As we know, it’s Fashion Week. Day after day, designers are showing collections in New York City. We might now wonder, is there such a thing as a High WASP* designer? I reviewed scads of photos of expensive clothing looking for an answer. Research purposes only, you understand. An enormous amount of work, but I forced myself. Didn’t find a designer, per se. Did, however, find designs. And identified those worthy of the High WASP stamp of approval.
These aren’t necessarily the clothes I admired most. I have enormous appreciation for avant garde fashion. Give me Yohji Yamamato, or a shirt printed with a striking Rorschach blot, and I will voice my admiration. Prattle on about deconstruction. But I can’t wear it.
The clothes I might wear, had I but world enough and time (gratuitous 17th-century-literary-reference-familiar-from-college-English of the day), meet key criteria. Could I walk out the door feeling appropriate? Do I feel the clothes are worth the money? “Worth” has to be established both by the internal click of desire and a time and place to wear said items. Ball gowns don’t count at this time of my life. I might be done with ball gowns.
First, let me make one thing clear. Designer shorts never qualify for High WASP approval. We won’t spend $200 on a pair of shorts. That’s unequivocal. Shorts are supposed to come from Banana Republic or thereabouts. No matter how often the industry says so, we will never believe shorts are OK for fancy, and spending more than $200 for not fancy is just plain silly.
High WASPs look for several things.
- A recognizable, symmetrical silhouette.
- Just enough interest, and no more.
- Careful use of color.
- An appreciation of fabric’s virtues and character.
Below are two looks from this particular canon of good taste. Black and white, classic shirt, just enough interest in the wide pants, comfort in the silk. Khaki, shift, just enough interest in the slashed fabric. It might seem like an oxymoron to use the words slash and High WASP in the same sentence. It’s OK. Trust me. We don’t want to be boring or dowdy. Just appropriate. Nothing wrong with a slash here or there.

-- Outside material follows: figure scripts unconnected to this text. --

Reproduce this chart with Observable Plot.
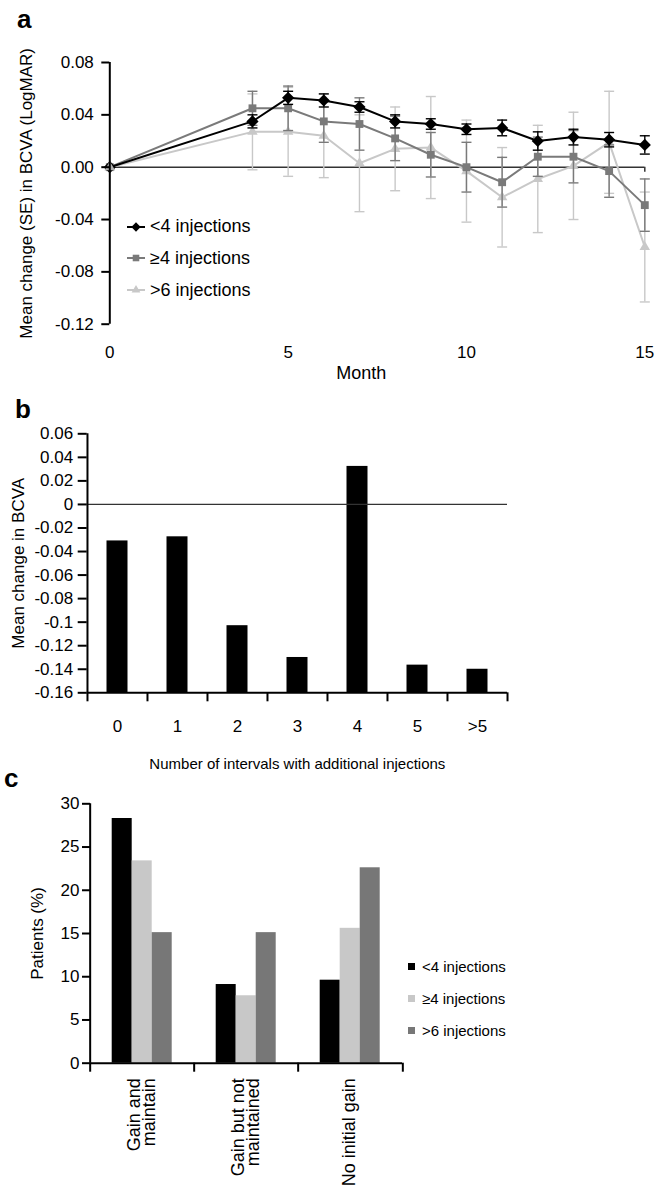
<!DOCTYPE html>
<html><head><meta charset="utf-8">
<script src="https://cdn.jsdelivr.net/npm/d3@7"></script>
<script src="https://cdn.jsdelivr.net/npm/@observablehq/plot@0.6"></script>
<style>
body{margin:0;background:#fff;font-family:"Liberation Sans",Arial,sans-serif;color:#000;}
#root{position:relative;width:662px;height:1186px;overflow:hidden;background:#fff;}
.panel{position:absolute;left:0;}
.panel svg{overflow:visible;}
.lab{position:absolute;font-weight:bold;font-size:26px;line-height:26px;}
.leg{position:absolute;display:flex;align-items:center;white-space:nowrap;}
</style></head><body><div id="root"></div>
<script>
// ---------- Panel a data ----------
const months = [0, 4, 5, 6, 7, 8, 9, 10, 11, 12, 13, 14, 15];
const seriesNames = ["<4 injections", "≥4 injections", ">6 injections"];
const lt4Mean = [0, 0.035, 0.053, 0.051, 0.046, 0.035, 0.033, 0.029, 0.030, 0.020, 0.023, 0.021, 0.017];
const lt4SE   = [null, 0.005, 0.005, 0.005, 0.004, 0.005, 0.004, 0.004, 0.006, 0.007, 0.006, 0.0055, 0.007];
const ge4Mean = [0, 0.045, 0.045, 0.035, 0.033, 0.022, 0.0095, 0, -0.0115, 0.008, 0.008, -0.003, -0.029];
const ge4SE   = [null, 0.013, 0.017, 0.016, 0.02, 0.017, 0.017, 0.019, 0.019, 0.015, 0.02, 0.02, 0.02];
const gt6Mean = [0, 0.027, 0.027, 0.024, 0.003, 0.014, 0.015, -0.003, -0.023, -0.009, 0.001, 0.019, -0.061];
const gt6SE   = [null, 0.029, 0.034, 0.032, 0.037, 0.032, 0.039, 0.039, 0.038, 0.041, 0.041, 0.039, 0.042];
const aYTicks = [-0.12, -0.08, -0.04, 0, 0.04, 0.08];
const aXTicks = [0, 5, 10, 15];

// ---------- Panel b data ----------
const intervals = ["0", "1", "2", "3", "4", "5", ">5"];
const intervalChange = [-0.031, -0.0275, -0.103, -0.13, 0.0323, -0.1365, -0.14];
const bYTicks = [-0.16, -0.14, -0.12, -0.1, -0.08, -0.06, -0.04, -0.02, 0, 0.02, 0.04, 0.06];

// ---------- Panel c data ----------
const outcomes = ["Gain and\nmaintain", "Gain but not\nmaintained", "No initial gain"];
const lt4Pct = [28.3, 9.1, 9.6];
const ge4Pct = [23.4, 7.8, 15.6];
const gt6Pct = [15.1, 15.1, 22.6];
const cYTicks = [0, 5, 10, 15, 20, 25, 30];

// ---------- styling ----------
const W = 662;
const FONT = "Liberation Sans, Arial, sans-serif";
const colA = ["#000000", "#7a7a7a", "#c8c8c8"];
const symA = ["diamond2", "square2", "triangle2"];
const rA = [5.5, 5, 5];
const colC = ["#000000", "#c8c8c8", "#777777"];
const root = document.getElementById("root");
function place(node, top) {
  const d = document.createElement("div");
  d.className = "panel"; d.style.top = top + "px";
  d.appendChild(node); root.appendChild(d);
}
function label(txt, left, top) {
  const d = document.createElement("div");
  d.className = "lab"; d.textContent = txt;
  d.style.left = left + "px"; d.style.top = top + "px";
  root.appendChild(d);
}
const capSymbol = {draw(ctx, size) { const r = Math.sqrt(size / Math.PI); ctx.moveTo(-r, 0); ctx.lineTo(r, 0); }};

// ---------- Panel a ----------
const meansA = [lt4Mean, ge4Mean, gt6Mean];
const sesA = [lt4SE, ge4SE, gt6SE];
const rowsA = seriesNames.map((s, k) => months.map((m, i) => ({series: s, month: m, mean: meansA[k][i], se: sesA[k][i]})));
const A_TOP = 0, A_H = 380;
const seriesMarks = [];
for (const k of [2, 1, 0]) {
  const rows = rowsA[k];
  const eb = rows.filter(d => d.se != null);
  const c = colA[k];
  seriesMarks.push(
    Plot.ruleX(eb, {x: "month", y1: d => d.mean - d.se, y2: d => d.mean + d.se, stroke: c, strokeWidth: 1.4}),
    Plot.dot(eb, {x: "month", y: d => d.mean + d.se, symbol: capSymbol, r: 5, stroke: c, fill: "none", strokeWidth: 1.4}),
    Plot.dot(eb, {x: "month", y: d => d.mean - d.se, symbol: capSymbol, r: 5, stroke: c, fill: "none", strokeWidth: 1.4}),
    Plot.line(rows, {x: "month", y: "mean", stroke: c, strokeWidth: 2}),
    Plot.dot(rows, {x: "month", y: "mean", symbol: symA[k], r: rA[k], fill: c, stroke: "none"})
  );
}
const plotA = Plot.plot({
  width: W, height: A_H,
  marginTop: 62 - A_TOP, marginBottom: A_TOP + A_H - 323.7, marginLeft: 109.3, marginRight: W - 644.3,
  x: {domain: [aXTicks[0], aXTicks[aXTicks.length - 1]]},
  y: {domain: [aYTicks[0], aYTicks[aYTicks.length - 1]]},
  style: {fontFamily: FONT, fontSize: "17px", color: "#000", background: "transparent"},
  marks: [
    Plot.ruleY([0], {stroke: "#333", strokeWidth: 1.5}),
    Plot.ruleX([aXTicks[aXTicks.length - 1]], {y1: 0, y2: 0, insetBottom: -5, stroke: "#333", strokeWidth: 1.5}),
    ...seriesMarks,
    Plot.dot(rowsA[2].slice(0, 1), {x: "month", y: "mean", symbol: symA[2], r: rA[2], fill: "#b0b0b0", stroke: "none"}),
    Plot.ruleX([aXTicks[0]], {y1: aYTicks[0], y2: aYTicks[aYTicks.length - 1], strokeWidth: 2}),
    Plot.axisY({ticks: aYTicks, tickSize: 8, tickPadding: 8, tickFormat: d => d.toFixed(2), label: null, strokeWidth: 2}),
    Plot.axisX({ticks: aXTicks, tickSize: 0, tickPadding: 22, label: null}),
    Plot.text(["Month"], {frameAnchor: "bottom", dy: 54.3, dx: -16, fontSize: 18}),
    Plot.text(["Mean change (SE) in BCVA (LogMAR)"], {frameAnchor: "left", textAnchor: "middle", rotate: -90, dx: -83.5, fontSize: 17})
  ]
});
place(plotA, A_TOP);
label("a", 17, 6);
// legend a
const legA = [226.7, 258, 290];
seriesNames.forEach((s, k) => {
  const d = document.createElement("div");
  d.className = "leg"; d.style.left = "126px"; d.style.top = (legA[k] - 11) + "px"; d.style.height = "22px";
  d.style.fontSize = "18px";
  const sym = {diamond2: d3.symbolDiamond2, square2: d3.symbolSquare2, triangle2: d3.symbolTriangle2}[symA[k]];
  const path = d3.symbol(sym, 55)();
  d.innerHTML = `<svg width="20" height="14" style="margin-right:4px"><line x1="1" x2="19" y1="7" y2="7" stroke="${colA[k]}" stroke-width="2"/><path transform="translate(10,7)" d="${path}" fill="${colA[k]}"/></svg><span>${s.replace("<", "&lt;").replace(">", "&gt;")}</span>`;
  root.appendChild(d);
});

// ---------- Panel b ----------
const B_TOP = 395, B_H = 390;
const bLeft = 86.7, bRight = 507;
const bw = (bRight - bLeft) / intervals.length;
const bBase = bYTicks[0], bTop = bYTicks[bYTicks.length - 1];
const rowsB = intervals.map((k, i) => ({k, v: intervalChange[i]}));
const plotB = Plot.plot({
  width: W, height: B_H,
  marginTop: 433.3 - B_TOP, marginBottom: B_TOP + B_H - 692.3, marginLeft: bLeft, marginRight: W - bRight,
  x: {type: "band", domain: intervals, paddingInner: 0, paddingOuter: 0},
  y: {domain: [bBase, bTop]},
  style: {fontFamily: FONT, fontSize: "17px", color: "#000", background: "transparent"},
  marks: [
    Plot.barY(rowsB, {x: "k", y1: bBase, y2: "v", fill: "#000", insetLeft: 19.5, insetRight: 19.5}),
    Plot.ruleY([0], {stroke: "#333", strokeWidth: 1.3}),
    Plot.ruleY([bBase], {strokeWidth: 2}),
    Plot.ruleX(intervals, {x: d => d, y1: bBase, y2: bBase, insetBottom: -9, dx: -bw / 2, strokeWidth: 2}),
    Plot.ruleX([intervals[intervals.length - 1]], {x: d => d, y1: bBase, y2: bBase, insetBottom: -9, dx: bw / 2, strokeWidth: 2}),
    Plot.ruleX([intervals[0]], {x: d => d, y1: bBase, y2: bTop, dx: -bw / 2, strokeWidth: 2}),
    Plot.axisY({ticks: bYTicks, tickSize: 9, tickPadding: 5, tickFormat: d => String(Math.round(d * 100) / 100), label: null, strokeWidth: 2}),
    Plot.axisX({tickSize: 0, tickPadding: 26.7, label: null}),
    Plot.text(["Number of intervals with additional injections"], {frameAnchor: "bottom", dy: 75.7, fontSize: 15}),
    Plot.text(["Mean change in BCVA"], {frameAnchor: "left", textAnchor: "middle", rotate: -90, dx: 18 - bLeft, fontSize: 17})
  ]
});
place(plotB, B_TOP);
label("b", 15, 396);

// ---------- Panel c ----------
const C_TOP = 790, C_H = 396;
const cLeft = 89.3, cRight = 403.3;
const fw = (cRight - cLeft) / outcomes.length;
const pctC = [lt4Pct, ge4Pct, gt6Pct];
const rowsC = [];
outcomes.forEach((o, i) => seriesNames.forEach((s, k) => rowsC.push({outcome: o, group: s, v: pctC[k][i]})));
const plotC = Plot.plot({
  width: W, height: C_H,
  marginTop: 803.3 - C_TOP, marginBottom: C_TOP + C_H - 1062.7, marginLeft: cLeft, marginRight: W - cRight,
  fx: {domain: outcomes, paddingInner: 0, paddingOuter: 0, axis: null},
  x: {domain: seriesNames, paddingInner: 0, paddingOuter: 1.05, axis: null},
  y: {domain: [cYTicks[0], cYTicks[cYTicks.length - 1]]},
  color: {domain: seriesNames, range: colC},
  style: {fontFamily: FONT, fontSize: "17px", color: "#000", background: "transparent"},
  marks: [
    Plot.barY(rowsC, {fx: "outcome", x: "group", y: "v", fill: "group"}),
    Plot.ruleY([0], {strokeWidth: 2}),
    Plot.ruleX([0], {x: null, y1: 0, y2: 0, insetBottom: -9, dx: -fw / 2, strokeWidth: 2}),
    Plot.ruleX([0], {x: null, y1: 0, y2: 0, insetBottom: -9, dx: fw / 2, strokeWidth: 2, facetAnchor: "right"}),
    Plot.ruleX([0], {x: null, y1: cYTicks[0], y2: cYTicks[cYTicks.length - 1], dx: -fw / 2, strokeWidth: 2, facetAnchor: "left"}),
    Plot.axisY({ticks: cYTicks, tickSize: 8, tickPadding: 3, label: null, strokeWidth: 2}),
    Plot.axisFx({anchor: "bottom", tickSize: 0, tickRotate: -90, tickPadding: 15, label: null, fontSize: 18, lineHeight: 0.85}),
    Plot.text(["Patients (%)"], {frameAnchor: "left", textAnchor: "middle", rotate: -90, dx: 36.7 - cLeft, fontSize: 17, facetAnchor: "left"})
  ]
});
place(plotC, C_TOP);
label("c", 4, 765);
// legend c
const legC = [966.7, 998.3, 1030];
seriesNames.forEach((s, k) => {
  const d = document.createElement("div");
  d.className = "leg"; d.style.left = "408px"; d.style.top = (legC[k] - 10) + "px"; d.style.height = "20px";
  d.style.fontSize = "15px";
  d.innerHTML = `<span style="display:inline-block;width:7px;height:7px;background:${colC[k]};margin-right:7px"></span><span>${s.replace("<", "&lt;").replace(">", "&gt;")}</span>`;
  root.appendChild(d);
});
</script></body></html>
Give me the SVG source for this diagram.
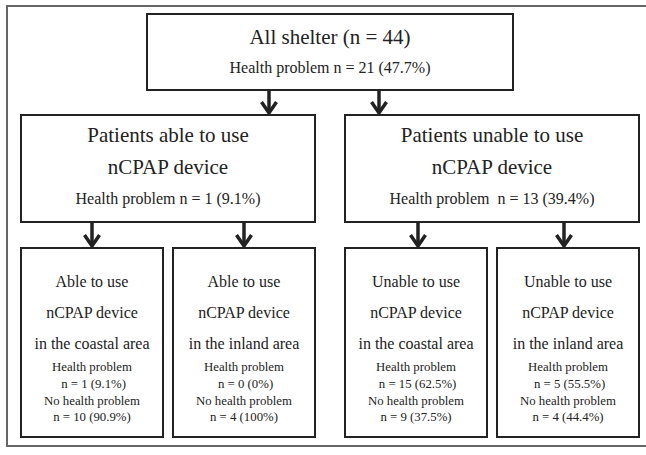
<svg xmlns="http://www.w3.org/2000/svg" width="646" height="455" viewBox="0 0 646 455">
<defs>
<style>
.frame{fill:none;stroke:#666;stroke-width:2}
.box{fill:#fff;stroke:#222;stroke-width:2}
text{font-family:"Liberation Serif","Times New Roman",serif;fill:#222;text-anchor:middle;white-space:pre}
.t21{font-size:21px}
.t16{font-size:16px}
.t13{font-size:12.8px}
.conn{stroke:#222;stroke-width:3.5;fill:none}
</style>
<marker id="arr" markerUnits="userSpaceOnUse" viewBox="-16 -10 20 20" markerWidth="20" markerHeight="20" refX="0" refY="0" orient="auto" overflow="visible">
<path d="M -11,-7.5 L 0,0 L -11,7.5" fill="none" stroke="#222" stroke-width="3.5" stroke-linejoin="miter"/>
</marker>
</defs>
<rect class="frame" x="7" y="6" width="645" height="440"/>

<g id="connectors">
<line class="conn" x1="269" y1="90" x2="269" y2="113" marker-end="url(#arr)"/>
<line class="conn" x1="379" y1="90" x2="379" y2="113" marker-end="url(#arr)"/>
<line class="conn" x1="92" y1="222" x2="92" y2="246" marker-end="url(#arr)"/>
<line class="conn" x1="244" y1="222" x2="244" y2="246" marker-end="url(#arr)"/>
<line class="conn" x1="418" y1="222" x2="418" y2="246" marker-end="url(#arr)"/>
<line class="conn" x1="564" y1="222" x2="564" y2="246" marker-end="url(#arr)"/>
</g>

<g id="all-shelter">
<rect class="box" x="147" y="14" width="366" height="76"/>
<text class="t21" x="330" y="44">All shelter (n = 44)</text>
<text class="t16" x="330" y="73">Health problem n = 21 (47.7%)</text>
</g>

<g id="able">
<rect class="box" x="21" y="115" width="294" height="107"/>
<text class="t21" x="168" y="142">Patients able to use</text>
<text class="t21" x="168" y="174">nCPAP device</text>
<text class="t16" x="168" y="204">Health problem n = 1 (9.1%)</text>
</g>

<g id="unable">
<rect class="box" x="345" y="115" width="294" height="107"/>
<text class="t21" x="492" y="142">Patients unable to use</text>
<text class="t21" x="492" y="174">nCPAP device</text>
<text class="t16" x="492" y="204">Health problem  n = 13 (39.4%)</text>
</g>

<g id="able-coastal">
<rect class="box" x="21" y="248" width="142" height="189"/>
<text class="t16" x="92" y="287">Able to use</text>
<text class="t16" x="92" y="318">nCPAP device</text>
<text class="t16" x="92" y="349">in the coastal area</text>
<text class="t13" x="92" y="371">Health problem</text>
<text class="t13" x="92" y="388"> n = 1 (9.1%)</text>
<text class="t13" x="92" y="405">No health problem</text>
<text class="t13" x="92" y="421">n = 10 (90.9%)</text>
</g>

<g id="able-inland">
<rect class="box" x="173" y="248" width="142" height="189"/>
<text class="t16" x="244" y="287">Able to use</text>
<text class="t16" x="244" y="318">nCPAP device</text>
<text class="t16" x="244" y="349">in the inland area</text>
<text class="t13" x="244" y="371">Health problem</text>
<text class="t13" x="244" y="388"> n = 0 (0%)</text>
<text class="t13" x="244" y="405">No health problem</text>
<text class="t13" x="244" y="421">n = 4 (100%)</text>
</g>

<g id="unable-coastal">
<rect class="box" x="345" y="248" width="142" height="189"/>
<text class="t16" x="416" y="287">Unable to use</text>
<text class="t16" x="416" y="318">nCPAP device</text>
<text class="t16" x="416" y="349">in the coastal area</text>
<text class="t13" x="416" y="371">Health problem</text>
<text class="t13" x="416" y="388"> n = 15 (62.5%)</text>
<text class="t13" x="416" y="405">No health problem</text>
<text class="t13" x="416" y="421">n = 9 (37.5%)</text>
</g>

<g id="unable-inland">
<rect class="box" x="497" y="248" width="142" height="189"/>
<text class="t16" x="568" y="287">Unable to use</text>
<text class="t16" x="568" y="318">nCPAP device</text>
<text class="t16" x="568" y="349">in the inland area</text>
<text class="t13" x="568" y="371">Health problem</text>
<text class="t13" x="568" y="388"> n = 5 (55.5%)</text>
<text class="t13" x="568" y="405">No health problem</text>
<text class="t13" x="568" y="421">n = 4 (44.4%)</text>
</g>
</svg>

However, the High WASP would wear a bra in the second outfit. We are great believers in underwear.
Although we are most comfortable in a monochromatic world, we like prints on occasion. Best when one and only one is seen on a simple dress. We can’t do the whole 25 different prints up down and all around thing. It’s a failing on our part, I know. Probably one of the reasons the species is dying out.
Assuming the second dress was willing to tolerate a closer relationship with our knees. We might even wear ankle bracelets. Especially if we brought them home from the India voyage of our youth.
Another mode of appropriate is the quirky take on a classic. Has to be worn with actual classics, to make it clear we understand the ironic reference. Aren’t making an embarrassing mistake. For example, a bandage skirt worn with what we used to call a camp shirt. A denim block graphic Chanelesque jacket, worn with boyfriend Levis. Or white linen. (Not the pants below. Did I even need to say that?) So as not to violate the “too much interest” rule. After all, we, as humans, need to leave room for our selves to provide interest.
Good taste is not all, I confess. We take, as does the entire country, a guilty pleasure in reality TV. We will, therefore, shudder with secret glee when buying Christian Siriano. Especially as he does us the favor of designing in what appears to be lightweight, shimmering, khaki silk.
Finally, for the right occasion, we will don something bright, unusual, something we call art. A wild, uniquely colored dress? With tufts? We will go there. My sister, now contributing honorably to the social welfare field, wore a pale pink Zandra Rhodes (or maybe it was Betsy Johnson?), lace, slashed, dropped waist, mini, to my mother’s wedding. Granted, it was 1983. Trust me, appropriate. And if it wasn’t, we were with family. On a happy occasion. Even for us appropriate is not always paramount.
Joyeux Fashion Week – and clothes that make us hop with happiness – to all.
*I openly admit to believing that High WASP means good taste. It’s genetics on my part, so I can’t help myself. At the same time I commit to your right to a completely different opinion.
**TPP posted the same dress, in the ballgown version. Great minds think alike:).